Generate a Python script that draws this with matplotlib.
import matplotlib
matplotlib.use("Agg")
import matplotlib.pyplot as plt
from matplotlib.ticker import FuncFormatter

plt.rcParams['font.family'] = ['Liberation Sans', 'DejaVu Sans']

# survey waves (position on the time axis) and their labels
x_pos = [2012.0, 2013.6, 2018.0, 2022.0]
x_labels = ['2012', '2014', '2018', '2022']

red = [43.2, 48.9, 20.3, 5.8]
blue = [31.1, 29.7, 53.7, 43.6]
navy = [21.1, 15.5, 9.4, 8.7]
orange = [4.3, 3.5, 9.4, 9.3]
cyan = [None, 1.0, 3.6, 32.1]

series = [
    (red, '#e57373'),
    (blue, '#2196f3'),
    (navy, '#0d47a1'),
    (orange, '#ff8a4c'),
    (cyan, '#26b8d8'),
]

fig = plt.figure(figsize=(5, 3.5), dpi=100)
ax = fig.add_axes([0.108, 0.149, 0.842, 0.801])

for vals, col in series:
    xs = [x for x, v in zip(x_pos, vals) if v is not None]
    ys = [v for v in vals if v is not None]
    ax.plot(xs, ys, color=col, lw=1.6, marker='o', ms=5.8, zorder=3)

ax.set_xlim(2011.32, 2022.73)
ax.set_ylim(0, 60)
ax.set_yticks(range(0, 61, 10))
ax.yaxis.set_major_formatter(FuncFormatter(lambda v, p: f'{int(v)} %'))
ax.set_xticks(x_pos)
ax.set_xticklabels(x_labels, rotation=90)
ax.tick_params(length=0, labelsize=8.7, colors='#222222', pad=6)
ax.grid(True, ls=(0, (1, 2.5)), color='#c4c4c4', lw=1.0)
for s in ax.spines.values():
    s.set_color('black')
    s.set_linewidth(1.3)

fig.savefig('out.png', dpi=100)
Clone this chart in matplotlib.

**INSTRUCTIONS TO FOLLOW**
Extract the complete set of records unchanged.

**SOLUTION TO THE PROBLEM**
Generate a Python script that draws this with matplotlib.
import matplotlib
matplotlib.use("Agg")
import matplotlib.pyplot as plt
from matplotlib.ticker import FuncFormatter

plt.rcParams['font.family'] = ['Liberation Sans', 'DejaVu Sans']

# survey waves (position on the time axis) and their labels
x_pos = [2012.0, 2013.6, 2018.0, 2022.0]
x_labels = ['2012', '2014', '2018', '2022']

red = [43.2, 48.9, 20.3, 5.8]
blue = [31.1, 29.7, 53.7, 43.6]
navy = [21.1, 15.5, 9.4, 8.7]
orange = [4.3, 3.5, 9.4, 9.3]
cyan = [None, 1.0, 3.6, 32.1]

series = [
    (red, '#e57373'),
    (blue, '#2196f3'),
    (navy, '#0d47a1'),
    (orange, '#ff8a4c'),
    (cyan, '#26b8d8'),
]

fig = plt.figure(figsize=(5, 3.5), dpi=100)
ax = fig.add_axes([0.108, 0.149, 0.842, 0.801])

for vals, col in series:
    xs = [x for x, v in zip(x_pos, vals) if v is not None]
    ys = [v for v in vals if v is not None]
    ax.plot(xs, ys, color=col, lw=1.6, marker='o', ms=5.8, zorder=3)

ax.set_xlim(2011.32, 2022.73)
ax.set_ylim(0, 60)
ax.set_yticks(range(0, 61, 10))
ax.yaxis.set_major_formatter(FuncFormatter(lambda v, p: f'{int(v)} %'))
ax.set_xticks(x_pos)
ax.set_xticklabels(x_labels, rotation=90)
ax.tick_params(length=0, labelsize=8.7, colors='#222222', pad=6)
ax.grid(True, ls=(0, (1, 2.5)), color='#c4c4c4', lw=1.0)
for s in ax.spines.values():
    s.set_color('black')
    s.set_linewidth(1.3)

fig.savefig('out.png', dpi=100)
Clone this chart in matplotlib.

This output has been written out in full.